湖の子守唄

琵琶湖・湖北での生活、四季おりおりの
風景の移り変わり、旅先でのふれ逢いなど、
つれづれなるままに、語りたい。

母の好きな男

2012年10月04日 | 詩歌・歳時記

                 

母とプロ野球のホークス戦をテレビで見ていた時だ。 「わたしー、この選手、好きやわー」 と

まるで乙女のような、かすかな恥じらいを含ませて母がつぶやいた。

当時は中継ぎの投手・攝津正であった。 「なるほど! さもあらん」 と腑に落ちたのだった。
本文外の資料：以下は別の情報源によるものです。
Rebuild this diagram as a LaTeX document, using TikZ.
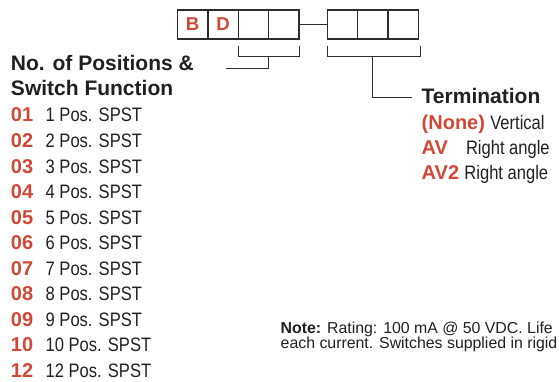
\documentclass[tikz,border=0pt]{standalone}
\usepackage{fontspec}
\setmainfont{Liberation Sans}
\newfontfamily\condfont[FakeStretch=0.85]{Liberation Sans}
\usetikzlibrary{positioning,calc}

\definecolor{ocred}{RGB}{210,72,54}
\definecolor{octext}{RGB}{35,31,32}
\definecolor{ocline}{RGB}{45,45,45}

\begin{document}
\begin{tikzpicture}[
  x=0.75pt,
  y=-0.75pt,
  every node/.style={inner sep=0pt, outer sep=0pt},
  ocHead/.style={font=\bfseries\fontsize{15.75}{18.75}\selectfont, text=octext, anchor=base west, align=left},
  ocCode/.style={font=\bfseries\fontsize{15}{18}\selectfont, text=ocred, anchor=base west},
  ocItem/.style={font=\condfont\fontsize{14.6}{17}\selectfont, text=octext, anchor=base west},
  ocNote/.style={font=\fontsize{11.9}{11.9}\selectfont, text=octext, anchor=base west},
  ocBox/.style={draw=ocline, line width=1pt, minimum width=22.8pt, minimum height=21.75pt,
    font=\bfseries\fontsize{14}{14}\selectfont, text=ocred},
  ocConn/.style={draw=ocline, line width=0.75pt}
]

  \path[use as bounding box] (0,0) rectangle (559,381);
  \clip (0,0) rectangle (559,381);

  % part number boxes
  \node[ocBox] (b1) at (192.7,24.5) {B};
  \node[ocBox, right=0pt of b1] (b2) {D};
  \node[ocBox, right=0pt of b2] (b3) {};
  \node[ocBox, right=0pt of b3] (b4) {};
  \node[ocBox] (t1) at (342.5,24.5) {};
  \node[ocBox, right=0pt of t1] (t2) {};
  \node[ocBox, right=0pt of t2] (t3) {};
  \draw[ocConn] (b4.east) -- (t1.west);

  % headings
  \node[ocHead] (posHead) at (11,96) {No. of Positions \&\\Switch Function};
  \node[ocHead] (termHead) at (421.7,103.5) {Termination};
  \coordinate (posTip) at (226,68.3);
  \coordinate (termTip) at (412,97.5);

  % brackets
  \draw[ocConn] ($(b3.south west)+(0,7)$) -- ++(0,10.7) -| ($(b4.south east)+(0,7)$);
  \draw[ocConn] ($(b3.south east)+(0,17.7)$) |- (posTip);
  \draw[ocConn] ($(t1.south west)+(0,7)$) -- ++(0,10.7) -| ($(t3.south east)+(1.5,7)$);
  \draw[ocConn] ($(t2.south)+(0,17.7)$) |- (termTip);

  % positions list
  \foreach \code/\num [count=\i] in {01/1,02/2,03/3,04/4,05/5,06/6,07/7,08/8,09/9,10/10,12/12}{
    \node[ocCode] (code\code) at (11,{122+25.5*(\i-1)}) {\code};
    \node[ocItem] (item\code) at (45.7,{122+25.5*(\i-1)}) {\num\ Pos. SPST};
  }

  % termination list
  \node[ocCode] (termNone) at (421.7,129) {(None)};
  \node[ocItem, right=4pt of termNone.base east, anchor=base west] (termVert) {Vertical};
  \node[ocCode] (termAV) at (421.7,154) {AV};
  \node[ocItem] (termAVtxt) at (466,154) {Right angle};
  \node[ocCode] (termAVt) at (421.7,179) {AV2};
  \node[ocItem, right=4pt of termAVt.base east, anchor=base west] (termAVttxt) {Right angle};

  % note
  \node[ocNote] (note1) at (280.7,333.3) {\textbf{Note:} Rating: 100 mA @ 50 VDC. Life};
  \node[ocNote] (note2) at (280.7,348.5) {each current. Switches supplied in rigid};

\end{tikzpicture}
\end{document}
5歳という幼少で死んでしまった、次の弟の浩が青年になったならば、 

こういう風貌になるであろうという、摂津投手なのである。 

          ああ海よ

          おまえのなかに母がいて

          永久に寄せくる波はなつかし

ノートにひそかに和歌などを書き付けていた、母の血を色濃くひいた私に比べて、

かの人見絹江選手と同じトラックで、陸上競技に明け暮れて、卒業後は職業軍人の道を

歩んだ父のDNAを完璧に受け継いだ、弟・浩は男らしい気の強い子供であった。

                               

友だちにいじめられて、泣きべそをかきながら帰ってきた私に代わって、

「兄ちゃんを泣かせたのは、誰だ!!」 と、

やおら履いていた下駄を右手に振り上げて、表へ飛び出していくような弟であった。

          雨けむる流れも速き梓川

          こしかたの夢

          ゆくすえの道

それにしても、若くして亡くなった人間とは、実に素晴らしいひとが多いものだ。

赤木圭一郎、山川登美子、尾崎 豊・・・・・・。 弟も生きてさえあらば、何事かをなし遂げた

人物になれたやもしれぬ。

        

攝津投手は今やホークスのエースに成長し、最多勝のタイトルをほぼ掌中にしている。

その投げる姿を見るたびに、みまかった母と弟の面影を、偲んでいる今日この頃である。